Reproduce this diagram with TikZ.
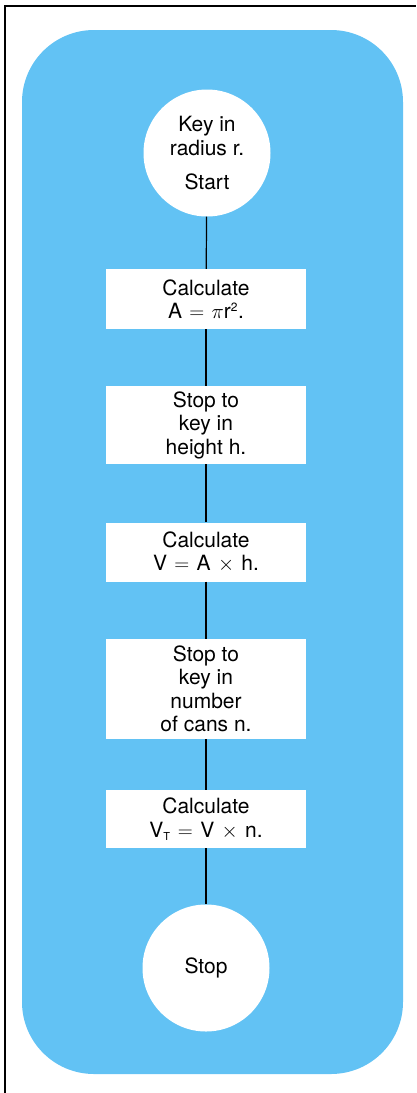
\documentclass[tikz,border=0pt]{standalone}
\usepackage{fontspec}
\setmainfont{TeX Gyre Heros}
\usepackage{tikz}
\usetikzlibrary{positioning}
\definecolor{CanBlue}{RGB}{98,194,244}
\newcommand{\gap}{\hspace{0.35em}}

\begin{document}
\begin{tikzpicture}[
x=1pt,y=-1pt,
term/.style={circle,fill=white,minimum size=127pt,inner sep=0pt,align=center,font=\fontsize{21}{24}\selectfont},
stepbox/.style={rectangle,fill=white,minimum width=200pt,inner sep=0pt,align=center,font=\fontsize{21}{23.5}\selectfont},
link/.style={line width=1.2pt,black}
]
\useasboundingbox (0,0) rectangle (416,1093);
% frame and panel
\draw[line width=1.4pt] (5,1093) -- (5,6) -- (416,6);
\fill[CanBlue,rounded corners=72pt] (22,30) rectangle (403,1074);
% flow
\node[term] (start) at (207,153) {Key in\\radius r.\\[10pt]Start};
\node[stepbox,minimum height=60pt] (area) at (206,299) {Calculate\\A\gap$=$\gap$\pi$r\textsuperscript{\fontsize{12}{12}\selectfont 2}.};
\node[stepbox,minimum height=78pt] (height) at (206,425) {Stop to\\key in\\height h.};
\node[stepbox,minimum height=59pt] (vol) at (206,552) {Calculate\\V\gap$=$\gap A\gap$\times$\gap h.};
\node[stepbox,minimum height=100pt] (cans) at (206,689) {Stop to\\key in\\number\\of cans n.};
\node[stepbox,minimum height=58pt] (total) at (206,819) {Calculate\\V\textsubscript{\fontsize{11}{11}\selectfont T}\gap$=$\gap V\gap$\times$\gap n.};
\node[term] (stop) at (206,968) {Stop};
\draw[link] (start) -- (area);
\draw[link] (area) -- (height);
\draw[link] (height) -- (vol);
\draw[link] (vol) -- (cans);
\draw[link] (cans) -- (total);
\draw[link] (total) -- (stop);
\end{tikzpicture}
\end{document}
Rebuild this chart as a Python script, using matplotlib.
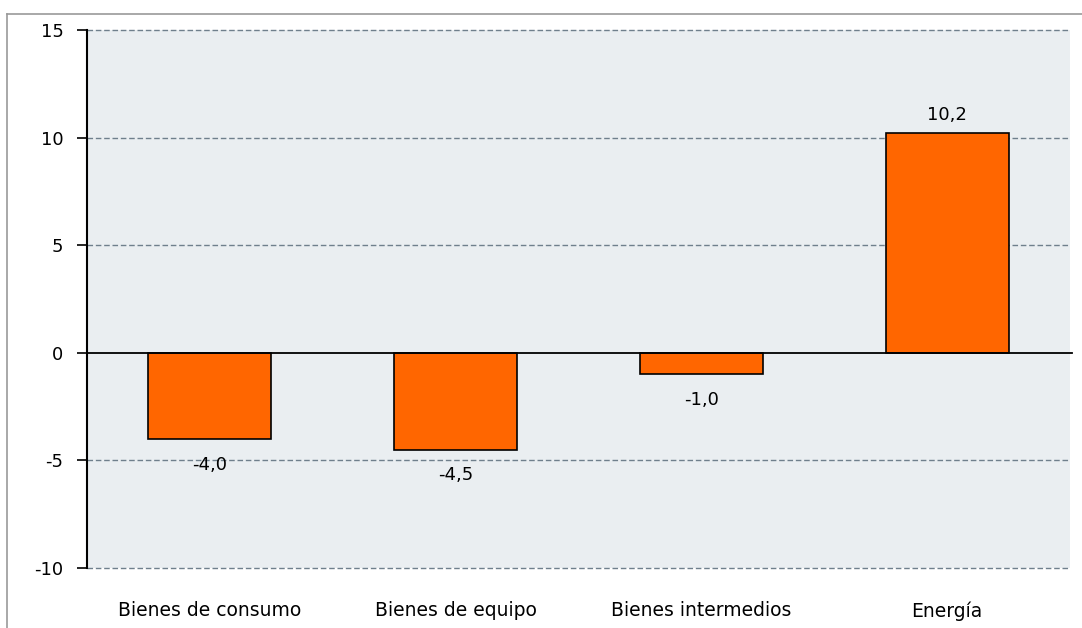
^^^^
Work to complete
Write out the whole listing exactly, and drop the pictures.

Response to this exercise
Reproduce this diagram with TikZ.
\documentclass[tikz,border=0pt]{standalone}
\usepackage{fontspec}
\setmainfont{TeX Gyre Heros}
\usepackage{tikz}
\usetikzlibrary{positioning}
\definecolor{CanBlue}{RGB}{98,194,244}
\newcommand{\gap}{\hspace{0.35em}}

\begin{document}
\begin{tikzpicture}[
x=1pt,y=-1pt,
term/.style={circle,fill=white,minimum size=127pt,inner sep=0pt,align=center,font=\fontsize{21}{24}\selectfont},
stepbox/.style={rectangle,fill=white,minimum width=200pt,inner sep=0pt,align=center,font=\fontsize{21}{23.5}\selectfont},
link/.style={line width=1.2pt,black}
]
\useasboundingbox (0,0) rectangle (416,1093);
% frame and panel
\draw[line width=1.4pt] (5,1093) -- (5,6) -- (416,6);
\fill[CanBlue,rounded corners=72pt] (22,30) rectangle (403,1074);
% flow
\node[term] (start) at (207,153) {Key in\\radius r.\\[10pt]Start};
\node[stepbox,minimum height=60pt] (area) at (206,299) {Calculate\\A\gap$=$\gap$\pi$r\textsuperscript{\fontsize{12}{12}\selectfont 2}.};
\node[stepbox,minimum height=78pt] (height) at (206,425) {Stop to\\key in\\height h.};
\node[stepbox,minimum height=59pt] (vol) at (206,552) {Calculate\\V\gap$=$\gap A\gap$\times$\gap h.};
\node[stepbox,minimum height=100pt] (cans) at (206,689) {Stop to\\key in\\number\\of cans n.};
\node[stepbox,minimum height=58pt] (total) at (206,819) {Calculate\\V\textsubscript{\fontsize{11}{11}\selectfont T}\gap$=$\gap V\gap$\times$\gap n.};
\node[term] (stop) at (206,968) {Stop};
\draw[link] (start) -- (area);
\draw[link] (area) -- (height);
\draw[link] (height) -- (vol);
\draw[link] (vol) -- (cans);
\draw[link] (cans) -- (total);
\draw[link] (total) -- (stop);
\end{tikzpicture}
\end{document}
Rebuild this chart as a Python script, using matplotlib.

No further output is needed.